Build Bitcoin domain-specific embeddings using Word2vec and FastText in python.

Dataset

This dataset contains the corpora of news articles about Bitcoin. It consists of news articles that are web scraped from various sources on the Internet by using Newscatcher API.

Use the column Summary to train your word embeddings.

Kindly download the data from here.

Tasks

  1. Load the dataset, select only the Summary column. Then create a new column named “word_count” which should have the total number of words in the summary column.

  2. Text preprocessing

    • Remove null values from the Summary column

    • Remove Stopwords from the Summary column (Hint: NLTK)

    • Remove punctuations, url & special characters from the Summary column (Hint: regex)

    • Create a new column named “word_count_clean based on the cleaned summary column

  1. Perform spell check on the data to correct misspelled words and then do lemmatization to reduce the words to its root form. (Hint: For spell check - autocorrect library, pyspellchecker library)

  2. Build a word cloud with the resultant Summary data.

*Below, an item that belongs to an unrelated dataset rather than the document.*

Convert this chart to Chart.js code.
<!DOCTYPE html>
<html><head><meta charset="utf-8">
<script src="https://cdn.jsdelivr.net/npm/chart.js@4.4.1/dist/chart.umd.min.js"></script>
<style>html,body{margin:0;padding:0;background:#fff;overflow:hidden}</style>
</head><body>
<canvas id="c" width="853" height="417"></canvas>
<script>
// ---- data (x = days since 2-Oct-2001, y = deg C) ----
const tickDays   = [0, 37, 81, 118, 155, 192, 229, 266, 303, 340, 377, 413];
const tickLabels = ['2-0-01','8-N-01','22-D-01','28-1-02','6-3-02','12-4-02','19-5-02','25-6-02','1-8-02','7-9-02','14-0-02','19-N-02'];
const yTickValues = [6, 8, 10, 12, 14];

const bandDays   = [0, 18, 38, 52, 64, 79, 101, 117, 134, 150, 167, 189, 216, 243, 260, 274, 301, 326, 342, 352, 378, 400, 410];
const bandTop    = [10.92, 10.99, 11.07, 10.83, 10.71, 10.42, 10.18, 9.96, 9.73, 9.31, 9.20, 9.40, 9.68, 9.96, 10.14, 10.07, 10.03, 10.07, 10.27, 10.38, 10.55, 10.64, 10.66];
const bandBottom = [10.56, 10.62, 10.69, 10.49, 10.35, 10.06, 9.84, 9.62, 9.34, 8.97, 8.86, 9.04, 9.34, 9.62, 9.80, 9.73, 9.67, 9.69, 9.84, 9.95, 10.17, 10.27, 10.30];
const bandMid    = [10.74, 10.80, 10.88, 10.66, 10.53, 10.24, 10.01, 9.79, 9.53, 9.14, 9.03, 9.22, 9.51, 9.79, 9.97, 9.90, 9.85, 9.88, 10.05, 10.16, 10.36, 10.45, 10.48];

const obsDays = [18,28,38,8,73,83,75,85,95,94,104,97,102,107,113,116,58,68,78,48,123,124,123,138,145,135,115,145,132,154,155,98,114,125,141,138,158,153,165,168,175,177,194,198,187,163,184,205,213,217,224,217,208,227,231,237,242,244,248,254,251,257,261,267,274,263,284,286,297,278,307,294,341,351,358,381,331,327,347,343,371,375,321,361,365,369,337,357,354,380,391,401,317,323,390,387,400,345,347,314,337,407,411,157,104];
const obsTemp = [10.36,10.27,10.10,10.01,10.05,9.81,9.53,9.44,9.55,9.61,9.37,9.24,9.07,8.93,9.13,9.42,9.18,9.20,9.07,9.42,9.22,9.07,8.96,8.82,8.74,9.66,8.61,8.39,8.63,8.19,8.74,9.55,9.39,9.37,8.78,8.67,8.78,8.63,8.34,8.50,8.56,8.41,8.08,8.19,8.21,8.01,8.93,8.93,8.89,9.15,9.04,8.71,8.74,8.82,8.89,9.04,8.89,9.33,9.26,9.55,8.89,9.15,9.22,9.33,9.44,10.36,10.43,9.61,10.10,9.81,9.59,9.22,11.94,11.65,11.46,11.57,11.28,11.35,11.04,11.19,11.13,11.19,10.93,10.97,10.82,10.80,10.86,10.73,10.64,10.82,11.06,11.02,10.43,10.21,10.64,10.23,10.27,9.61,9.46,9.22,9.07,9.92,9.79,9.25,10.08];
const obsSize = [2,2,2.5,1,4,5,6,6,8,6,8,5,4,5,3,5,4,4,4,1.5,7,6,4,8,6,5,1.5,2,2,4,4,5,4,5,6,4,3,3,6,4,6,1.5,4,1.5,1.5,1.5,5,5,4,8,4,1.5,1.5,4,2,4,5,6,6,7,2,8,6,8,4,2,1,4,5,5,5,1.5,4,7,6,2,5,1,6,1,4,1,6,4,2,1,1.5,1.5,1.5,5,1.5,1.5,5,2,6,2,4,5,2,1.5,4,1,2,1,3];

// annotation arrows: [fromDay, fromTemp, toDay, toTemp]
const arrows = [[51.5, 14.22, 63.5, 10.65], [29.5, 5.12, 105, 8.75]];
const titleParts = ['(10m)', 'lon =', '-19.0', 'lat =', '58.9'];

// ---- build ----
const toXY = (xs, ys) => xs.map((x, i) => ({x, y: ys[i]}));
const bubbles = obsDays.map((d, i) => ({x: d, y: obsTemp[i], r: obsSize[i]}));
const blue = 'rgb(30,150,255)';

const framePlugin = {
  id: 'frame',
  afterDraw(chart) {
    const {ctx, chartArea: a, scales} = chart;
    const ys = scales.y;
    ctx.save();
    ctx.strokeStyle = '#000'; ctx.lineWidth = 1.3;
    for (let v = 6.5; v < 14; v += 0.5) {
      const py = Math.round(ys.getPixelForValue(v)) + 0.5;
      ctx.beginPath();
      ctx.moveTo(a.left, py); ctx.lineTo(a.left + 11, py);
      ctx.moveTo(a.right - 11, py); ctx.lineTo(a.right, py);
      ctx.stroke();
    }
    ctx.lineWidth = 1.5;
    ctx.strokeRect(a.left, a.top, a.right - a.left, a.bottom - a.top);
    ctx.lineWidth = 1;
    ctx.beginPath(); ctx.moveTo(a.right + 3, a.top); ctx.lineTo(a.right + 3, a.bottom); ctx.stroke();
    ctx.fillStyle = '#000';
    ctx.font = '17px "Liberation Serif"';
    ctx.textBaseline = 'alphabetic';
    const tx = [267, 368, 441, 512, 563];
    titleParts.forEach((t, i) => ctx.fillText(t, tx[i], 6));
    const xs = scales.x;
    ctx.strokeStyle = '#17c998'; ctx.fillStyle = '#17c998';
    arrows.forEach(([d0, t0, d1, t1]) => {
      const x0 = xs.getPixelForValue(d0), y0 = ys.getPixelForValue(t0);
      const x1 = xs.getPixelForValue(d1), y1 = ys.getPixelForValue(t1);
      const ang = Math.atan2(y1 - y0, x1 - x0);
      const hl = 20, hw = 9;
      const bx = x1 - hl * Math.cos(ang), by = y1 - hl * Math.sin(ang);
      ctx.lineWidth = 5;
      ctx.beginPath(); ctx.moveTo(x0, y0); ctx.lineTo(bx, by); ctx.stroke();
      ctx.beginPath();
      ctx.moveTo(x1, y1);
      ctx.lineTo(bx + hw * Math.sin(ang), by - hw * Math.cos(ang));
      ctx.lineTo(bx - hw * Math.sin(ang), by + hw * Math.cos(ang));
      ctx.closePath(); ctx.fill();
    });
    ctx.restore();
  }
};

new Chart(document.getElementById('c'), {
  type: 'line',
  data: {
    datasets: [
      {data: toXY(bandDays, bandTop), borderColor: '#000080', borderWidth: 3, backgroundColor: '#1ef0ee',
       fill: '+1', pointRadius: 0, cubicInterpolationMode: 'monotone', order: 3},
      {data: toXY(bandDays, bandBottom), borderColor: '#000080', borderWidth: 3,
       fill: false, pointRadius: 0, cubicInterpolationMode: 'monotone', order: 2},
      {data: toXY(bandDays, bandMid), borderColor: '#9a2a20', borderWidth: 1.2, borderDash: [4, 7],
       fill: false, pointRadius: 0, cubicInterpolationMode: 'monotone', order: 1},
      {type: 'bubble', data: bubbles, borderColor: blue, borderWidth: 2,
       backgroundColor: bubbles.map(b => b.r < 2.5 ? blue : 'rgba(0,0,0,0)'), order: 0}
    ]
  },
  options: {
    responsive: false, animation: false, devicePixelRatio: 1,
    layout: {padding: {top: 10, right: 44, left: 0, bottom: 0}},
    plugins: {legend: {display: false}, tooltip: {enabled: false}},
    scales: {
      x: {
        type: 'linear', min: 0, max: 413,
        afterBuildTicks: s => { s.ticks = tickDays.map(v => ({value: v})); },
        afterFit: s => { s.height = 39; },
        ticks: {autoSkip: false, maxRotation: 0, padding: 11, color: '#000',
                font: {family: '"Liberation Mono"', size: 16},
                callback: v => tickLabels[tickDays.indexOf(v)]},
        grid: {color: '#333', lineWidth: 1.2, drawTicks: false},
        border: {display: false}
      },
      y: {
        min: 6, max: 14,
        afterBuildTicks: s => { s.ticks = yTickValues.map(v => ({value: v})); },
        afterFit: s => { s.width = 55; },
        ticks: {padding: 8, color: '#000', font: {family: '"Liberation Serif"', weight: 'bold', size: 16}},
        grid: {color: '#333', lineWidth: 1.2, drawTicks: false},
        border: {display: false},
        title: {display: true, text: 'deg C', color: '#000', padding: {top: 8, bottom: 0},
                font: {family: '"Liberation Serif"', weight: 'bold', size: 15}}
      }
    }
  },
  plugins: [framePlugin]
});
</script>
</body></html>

  3. Create word embeddings using Word2Vec and FastText model. Then using the trained model print top 5 similar words to the word “Bitcoin”.

 

Explore the top 5 similar words to "Bitcoin" using the trained Word2Vec and FastText models

FAQs

Q1. What is the source of the Bitcoin news articles dataset?

The dataset consists of news articles web scraped from various sources using the Newscatcher API.

 

Q2. How can I preprocess the text data in the Summary column?

 Perform text preprocessing steps like removing null values, stopwords, punctuations, URLs, and special characters using NLTK and regex libraries.

 

Q3. What techniques are used to create word embeddings?

Word2Vec and FastText models are employed to generate word embeddings for the Bitcoin news dataset.